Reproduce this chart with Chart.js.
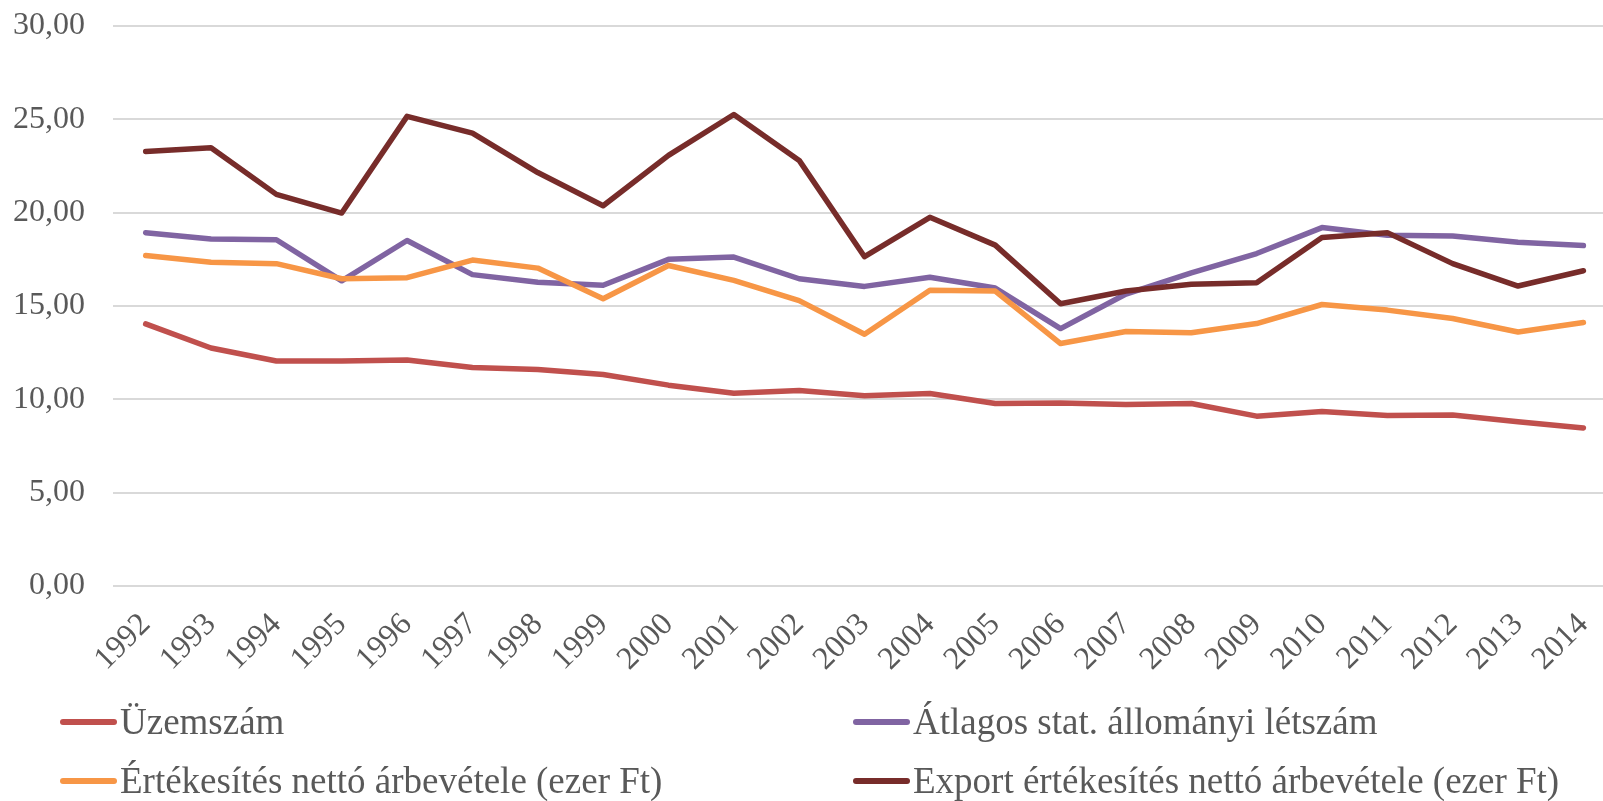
<!DOCTYPE html>
<html>
<head>
<meta charset="utf-8">
<script src="https://cdn.jsdelivr.net/npm/chart.js@4.4.1/dist/chart.umd.min.js"></script>
<style>
  html, body { margin: 0; padding: 0; background: #ffffff; }
  #wrap { position: relative; width: 1603px; height: 801px; overflow: hidden; background: #fff; }
  #c { position: absolute; left: 0; top: 0; }
  .lg { position: absolute; height: 40px; line-height: 40px; font-family: "Liberation Serif", "Times New Roman", serif; font-size: 37px; color: #595959; white-space: nowrap; }
  .lg .mk { position: absolute; left: 0; top: 17px; width: 57px; height: 6px; border-radius: 3px; }
  .lg .tx { position: absolute; left: 60px; top: 0; }
</style>
</head>
<body>
<div id="wrap">
  <canvas id="c" width="1603" height="801"></canvas>
</div>
<script>
const years = [1992,1993,1994,1995,1996,1997,1998,1999,2000,2001,2002,2003,2004,2005,2006,2007,2008,2009,2010,2011,2012,2013,2014];

const uzemszam   = [14.04,12.75,12.05,12.05,12.11,11.70,11.60,11.33,10.76,10.33,10.47,10.19,10.31,9.78,9.80,9.72,9.78,9.10,9.35,9.14,9.16,8.80,8.46];
const letszam    = [18.93,18.59,18.55,16.35,18.51,16.68,16.27,16.11,17.50,17.62,16.46,16.05,16.54,15.96,13.79,15.64,16.78,17.81,19.20,18.79,18.75,18.42,18.24];
const arbevetel  = [17.70,17.34,17.27,16.46,16.52,17.46,17.03,15.39,17.17,16.37,15.29,13.49,15.84,15.80,12.99,13.63,13.57,14.06,15.08,14.78,14.33,13.61,14.12];
const exportArb  = [23.28,23.48,20.98,19.98,25.16,24.26,22.15,20.37,23.07,25.26,22.80,17.64,19.75,18.26,15.12,15.80,16.17,16.25,18.67,18.93,17.27,16.07,16.89];

const yTicks = [0,5,10,15,20,25,30];

const seriesNames  = ["Üzemszám", "Átlagos stat. állományi létszám", "Értékesítés nettó árbevétele (ezer Ft)", "Export értékesítés nettó árbevétele (ezer Ft)"];
const seriesColors = ["#C0504D", "#8064A2", "#F79646", "#772C2A"];
const seriesData   = [uzemszam, letszam, arbevetel, exportArb];

const FONT = "'Liberation Serif', 'Times New Roman', serif";

const datasets = seriesData.map((arr, i) => ({
  label: seriesNames[i],
  data: arr.map((v, k) => ({ x: years[k], y: v })),
  borderColor: seriesColors[i],
  backgroundColor: seriesColors[i],
  borderWidth: 5.5,
  borderCapStyle: 'round',
  borderJoinStyle: 'round',
  pointRadius: 0,
  tension: 0,
  fill: false,
  order: 4 - i
}));

new Chart(document.getElementById('c'), {
  type: 'line',
  data: { datasets },
  options: {
    responsive: false,
    animation: false,
    layout: { padding: { top: 26, right: 0, left: 0, bottom: 0 } },
    plugins: { legend: { display: false }, tooltip: { enabled: false } },
    scales: {
      x: {
        type: 'linear',
        min: 1991.5,
        max: 2014.3,
        afterBuildTicks: s => { s.ticks = years.map(v => ({ value: v })); },
        afterFit: s => { s.height = 215; s.paddingLeft = 0; s.paddingRight = 0; },
        grid: { display: false, drawTicks: false },
        border: { display: false },
        ticks: {
          autoSkip: false,
          maxRotation: 45,
          minRotation: 45,
          padding: 20,
          color: '#595959',
          font: { family: FONT, size: 32 },
          callback: v => String(v)
        }
      },
      y: {
        min: 0,
        max: 30,
        afterBuildTicks: s => { s.ticks = yTicks.map(v => ({ value: v })); },
        afterFit: s => { s.width = 113; s.paddingTop = 0; s.paddingBottom = 0; },
        grid: { color: '#D9D9D9', lineWidth: 2, drawTicks: false },
        border: { display: false },
        ticks: {
          padding: 28,
          color: '#595959',
          font: { family: FONT, size: 32 },
          callback: v => v.toFixed(2).replace('.', ',')
        }
      }
    }
  }
});

// HTML legend built from the series arrays
const legendPos = [[60, 702], [853, 702], [60, 761], [853, 761]];
const wrap = document.getElementById('wrap');
seriesNames.forEach((name, i) => {
  const d = document.createElement('div');
  d.className = 'lg';
  d.style.left = legendPos[i][0] + 'px';
  d.style.top = legendPos[i][1] + 'px';
  const m = document.createElement('span');
  m.className = 'mk';
  m.style.background = seriesColors[i];
  const t = document.createElement('span');
  t.className = 'tx';
  t.textContent = name;
  d.appendChild(m); d.appendChild(t);
  wrap.appendChild(d);
});
</script>
</body>
</html>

---+---

> _Task statement_: Leave the images out and output the remaining material exactly as it stands.

> _Expected output_:
Reproduce this chart with Chart.js.
<!DOCTYPE html>
<html>
<head>
<meta charset="utf-8">
<script src="https://cdn.jsdelivr.net/npm/chart.js@4.4.1/dist/chart.umd.min.js"></script>
<style>
  html, body { margin: 0; padding: 0; background: #ffffff; }
  #wrap { position: relative; width: 1603px; height: 801px; overflow: hidden; background: #fff; }
  #c { position: absolute; left: 0; top: 0; }
  .lg { position: absolute; height: 40px; line-height: 40px; font-family: "Liberation Serif", "Times New Roman", serif; font-size: 37px; color: #595959; white-space: nowrap; }
  .lg .mk { position: absolute; left: 0; top: 17px; width: 57px; height: 6px; border-radius: 3px; }
  .lg .tx { position: absolute; left: 60px; top: 0; }
</style>
</head>
<body>
<div id="wrap">
  <canvas id="c" width="1603" height="801"></canvas>
</div>
<script>
const years = [1992,1993,1994,1995,1996,1997,1998,1999,2000,2001,2002,2003,2004,2005,2006,2007,2008,2009,2010,2011,2012,2013,2014];

const uzemszam   = [14.04,12.75,12.05,12.05,12.11,11.70,11.60,11.33,10.76,10.33,10.47,10.19,10.31,9.78,9.80,9.72,9.78,9.10,9.35,9.14,9.16,8.80,8.46];
const letszam    = [18.93,18.59,18.55,16.35,18.51,16.68,16.27,16.11,17.50,17.62,16.46,16.05,16.54,15.96,13.79,15.64,16.78,17.81,19.20,18.79,18.75,18.42,18.24];
const arbevetel  = [17.70,17.34,17.27,16.46,16.52,17.46,17.03,15.39,17.17,16.37,15.29,13.49,15.84,15.80,12.99,13.63,13.57,14.06,15.08,14.78,14.33,13.61,14.12];
const exportArb  = [23.28,23.48,20.98,19.98,25.16,24.26,22.15,20.37,23.07,25.26,22.80,17.64,19.75,18.26,15.12,15.80,16.17,16.25,18.67,18.93,17.27,16.07,16.89];

const yTicks = [0,5,10,15,20,25,30];

const seriesNames  = ["Üzemszám", "Átlagos stat. állományi létszám", "Értékesítés nettó árbevétele (ezer Ft)", "Export értékesítés nettó árbevétele (ezer Ft)"];
const seriesColors = ["#C0504D", "#8064A2", "#F79646", "#772C2A"];
const seriesData   = [uzemszam, letszam, arbevetel, exportArb];

const FONT = "'Liberation Serif', 'Times New Roman', serif";

const datasets = seriesData.map((arr, i) => ({
  label: seriesNames[i],
  data: arr.map((v, k) => ({ x: years[k], y: v })),
  borderColor: seriesColors[i],
  backgroundColor: seriesColors[i],
  borderWidth: 5.5,
  borderCapStyle: 'round',
  borderJoinStyle: 'round',
  pointRadius: 0,
  tension: 0,
  fill: false,
  order: 4 - i
}));

new Chart(document.getElementById('c'), {
  type: 'line',
  data: { datasets },
  options: {
    responsive: false,
    animation: false,
    layout: { padding: { top: 26, right: 0, left: 0, bottom: 0 } },
    plugins: { legend: { display: false }, tooltip: { enabled: false } },
    scales: {
      x: {
        type: 'linear',
        min: 1991.5,
        max: 2014.3,
        afterBuildTicks: s => { s.ticks = years.map(v => ({ value: v })); },
        afterFit: s => { s.height = 215; s.paddingLeft = 0; s.paddingRight = 0; },
        grid: { display: false, drawTicks: false },
        border: { display: false },
        ticks: {
          autoSkip: false,
          maxRotation: 45,
          minRotation: 45,
          padding: 20,
          color: '#595959',
          font: { family: FONT, size: 32 },
          callback: v => String(v)
        }
      },
      y: {
        min: 0,
        max: 30,
        afterBuildTicks: s => { s.ticks = yTicks.map(v => ({ value: v })); },
        afterFit: s => { s.width = 113; s.paddingTop = 0; s.paddingBottom = 0; },
        grid: { color: '#D9D9D9', lineWidth: 2, drawTicks: false },
        border: { display: false },
        ticks: {
          padding: 28,
          color: '#595959',
          font: { family: FONT, size: 32 },
          callback: v => v.toFixed(2).replace('.', ',')
        }
      }
    }
  }
});

// HTML legend built from the series arrays
const legendPos = [[60, 702], [853, 702], [60, 761], [853, 761]];
const wrap = document.getElementById('wrap');
seriesNames.forEach((name, i) => {
  const d = document.createElement('div');
  d.className = 'lg';
  d.style.left = legendPos[i][0] + 'px';
  d.style.top = legendPos[i][1] + 'px';
  const m = document.createElement('span');
  m.className = 'mk';
  m.style.background = seriesColors[i];
  const t = document.createElement('span');
  t.className = 'tx';
  t.textContent = name;
  d.appendChild(m); d.appendChild(t);
  wrap.appendChild(d);
});
</script>
</body>
</html>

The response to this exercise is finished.